Arte Tragédia de Mariana inspira filme, livro e escultura de lama: críticos chamam de ruin porn Um filme, um livro e série de intervenções artísticas sobre a tragédia provocada por barro tóxico da Samarco resgatam cenários da cidade mineira

Por: Viver/Diario - Diario de Pernambuco

Publicado em: 29/04/2016 13:28 Atualizado em: 29/04/2016 13:28

Tragédia na cidade mineira de Mariana inspira filme, livro e série de intervenções artísticas pelo Brasil. Foto: Rogério Alves/Agência Brasil
Tragédia na cidade mineira de Mariana inspira filme, livro e série de intervenções artísticas pelo Brasil. Foto: Rogério Alves/Agência Brasil

Memórias de centenas de desabrigados e dos 19 mortos pelo rompimento da barragem da mineradora Samarco, em Mariana (MG), flutuam sobre a lama que devastou a cidade mineira: são, agora, transformadas em arte - em alguns casos, aclamadas, em outros, cercada de contradição. Rio lama, de Tadeu Jungle, se destaca como registro preciso da tragédia ambiental, enquanto as intervenções de Haroon Gunn-Salie foram chamadas de "ruin porn" (pornografia das ruínas, em tradução livre).

É em São Paulo, no galpão Videobrasil, que o artista sul-africano Haroon Gunn-Salie exibe vídeos e intervenções. Para desenvolver as obras, passou cerca de um mês imerso na lama que soterrou o lugar em novembro passado, recolhendo lembranças das vítimas. Ecos de sons que ficaram gravados entre os moradores, como o grito dos bichos, toras de bambu sendo quebradas com a força da água e construções sendo arrastadas pela correnteza. Segundo Guun-Salie, o som da lama foi mencionado por todos com quem teve contato.

O artista reconstruiu parte da catástrofe ambiental, com escombros reais de uma das casas atingidas e seis toneladas de lama recolhidas em Mariana. Ele defende a intervenção - na fronteira entre a arte politicamente engajada e o “ruin porn”, adjetivo dado a obras que estetizam a destruição, como ocorreu após os terremotos do Haiti e a passagem catastrófica do furacão Katrina por Nova Orleans. “Fazemos mais do que ruin porn. Damos a chance de navegar pela ruína. É possível ver de perto como foi estar ali”, argumenta Gunn-Salie.

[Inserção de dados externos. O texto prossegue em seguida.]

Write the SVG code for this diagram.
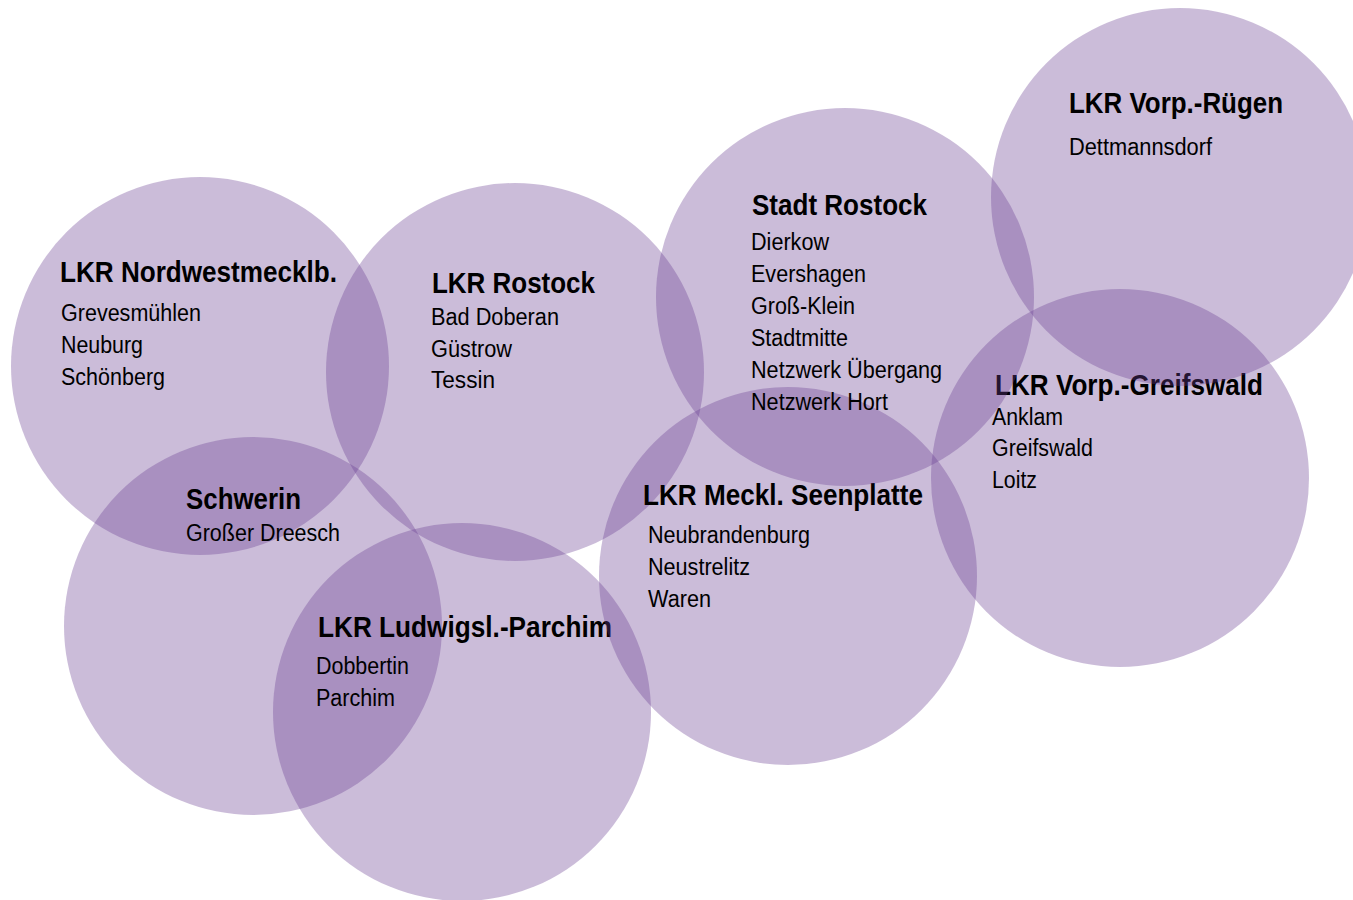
<svg xmlns="http://www.w3.org/2000/svg" width="1353" height="900" viewBox="0 0 1353 900">
<style>
.c{fill:rgb(105,60,144);fill-opacity:0.345}
.t{font-family:"Liberation Sans",Arial,sans-serif;font-weight:bold;font-size:29px;fill:#000}
.i{font-family:"Liberation Sans",Arial,sans-serif;font-size:23px;fill:#000}
</style>
<rect width="1353" height="900" fill="#fff"/>
<g id="nordwestmecklb">
<circle class="c" cx="200" cy="366" r="189"/>
<text class="t" x="60" y="282" textLength="277" lengthAdjust="spacingAndGlyphs">LKR Nordwestmecklb.</text>
<text class="i" x="61" y="321" textLength="140" lengthAdjust="spacingAndGlyphs">Grevesmühlen</text>
<text class="i" x="61" y="353" textLength="82" lengthAdjust="spacingAndGlyphs">Neuburg</text>
<text class="i" x="61" y="385" textLength="104" lengthAdjust="spacingAndGlyphs">Schönberg</text>
</g>
<g id="schwerin">
<circle class="c" cx="253" cy="626" r="189"/>
<text class="t" x="186" y="509" textLength="115" lengthAdjust="spacingAndGlyphs">Schwerin</text>
<text class="i" x="186" y="541" textLength="154" lengthAdjust="spacingAndGlyphs">Großer Dreesch</text>
</g>
<g id="ludwigslust-parchim">
<circle class="c" cx="462" cy="712" r="189"/>
<text class="t" x="318" y="637" textLength="294" lengthAdjust="spacingAndGlyphs">LKR Ludwigsl.-Parchim</text>
<text class="i" x="316" y="674" textLength="93" lengthAdjust="spacingAndGlyphs">Dobbertin</text>
<text class="i" x="316" y="706" textLength="79" lengthAdjust="spacingAndGlyphs">Parchim</text>
</g>
<g id="lkr-rostock">
<circle class="c" cx="515" cy="372" r="189"/>
<text class="t" x="432" y="293" textLength="163" lengthAdjust="spacingAndGlyphs">LKR Rostock</text>
<text class="i" x="431" y="325" textLength="128" lengthAdjust="spacingAndGlyphs">Bad Doberan</text>
<text class="i" x="431" y="357" textLength="81" lengthAdjust="spacingAndGlyphs">Güstrow</text>
<text class="i" x="431" y="388" textLength="64" lengthAdjust="spacingAndGlyphs">Tessin</text>
</g>
<g id="seenplatte">
<circle class="c" cx="788" cy="576" r="189"/>
<text class="t" x="643" y="505" textLength="280" lengthAdjust="spacingAndGlyphs">LKR Meckl. Seenplatte</text>
<text class="i" x="648" y="543" textLength="162" lengthAdjust="spacingAndGlyphs">Neubrandenburg</text>
<text class="i" x="648" y="575" textLength="102" lengthAdjust="spacingAndGlyphs">Neustrelitz</text>
<text class="i" x="648" y="607" textLength="63" lengthAdjust="spacingAndGlyphs">Waren</text>
</g>
<g id="greifswald">
<circle class="c" cx="1120" cy="478" r="189"/>
<text class="t" x="995" y="395" textLength="268" lengthAdjust="spacingAndGlyphs">LKR Vorp.-Greifswald</text>
<text class="i" x="992" y="425" textLength="71" lengthAdjust="spacingAndGlyphs">Anklam</text>
<text class="i" x="992" y="456" textLength="101" lengthAdjust="spacingAndGlyphs">Greifswald</text>
<text class="i" x="992" y="488" textLength="45" lengthAdjust="spacingAndGlyphs">Loitz</text>
</g>
<g id="ruegen">
<circle class="c" cx="1180" cy="197" r="189"/>
<text class="t" x="1069" y="113" textLength="214" lengthAdjust="spacingAndGlyphs">LKR Vorp.-Rügen</text>
<text class="i" x="1069" y="155" textLength="143" lengthAdjust="spacingAndGlyphs">Dettmannsdorf</text>
</g>
<g id="stadt-rostock">
<circle class="c" cx="845" cy="297" r="189"/>
<text class="t" x="752" y="215" textLength="175" lengthAdjust="spacingAndGlyphs">Stadt Rostock</text>
<text class="i" x="751" y="250" textLength="78" lengthAdjust="spacingAndGlyphs">Dierkow</text>
<text class="i" x="751" y="282" textLength="115" lengthAdjust="spacingAndGlyphs">Evershagen</text>
<text class="i" x="751" y="314" textLength="104" lengthAdjust="spacingAndGlyphs">Groß-Klein</text>
<text class="i" x="751" y="346" textLength="97" lengthAdjust="spacingAndGlyphs">Stadtmitte</text>
<text class="i" x="751" y="378" textLength="191" lengthAdjust="spacingAndGlyphs">Netzwerk Übergang</text>
<text class="i" x="751" y="410" textLength="137" lengthAdjust="spacingAndGlyphs">Netzwerk Hort</text>
</g>
<g id="connectors"/>
</svg>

Memórias de vítimas e escombros de cosntruções são resgatados pelos artistas. Foto: Agência Brasil/Divulgação
Memórias de vítimas e escombros de cosntruções são resgatados pelos artistas. Foto: Agência Brasil/Divulgação
Após críticas em relação ao transporte das ruínas de Minas Gerais a São Paulo, envolvendo dezenas de trabalhadores e desconstruindo parte do cenário do desastre, o artista explicou que os destroços foram doados. Segundo ele, a tentativa de compra foi desconsiderada quando uma moradora cedeu escombros a fim de dar visibilidade ao crime ambiental. O sul-africano classifica sua obra como “intervenção social profunda”: no passado, já retratou moradores de guetos de segregação racial na África do Sul, por exemplo, e moldou peças durante imersão artística em favela de Belo Horizonte (MG).

Tateando entre registros que o barro tóxico não varreu, o sul-africano não é o único a se empenhar em converter tragédia em arte - de cunho mais político do que poético. O cineasta Tadeu Jungle e o fotógrafo Christian Cravo também estão envolvidos em projetos dedicados ao tema. Cravo retrata, em livro a ser lançado no mês que vem, também em São Paulo, os vestígios de vida em meio à lama. Sapatos perdidos, cortinas sujas e móveis inutilizados estampam a obra, que não expõe figuras humanas. Havia feito o mesmo no Haiti, onde documentou rastros de tragédia sem fotografar pessoas.

Jungle, por sua vez, fez um filme em meio aos escombros. Segundo ele, tentando captar o momento em que a vida na cidade começava a evaporar. As imagens de Rio lama, curta disponível no YouTube, ofertam visão de 360° da tragédia, consideradas um dos registros mais precisos da devastação em Mariana.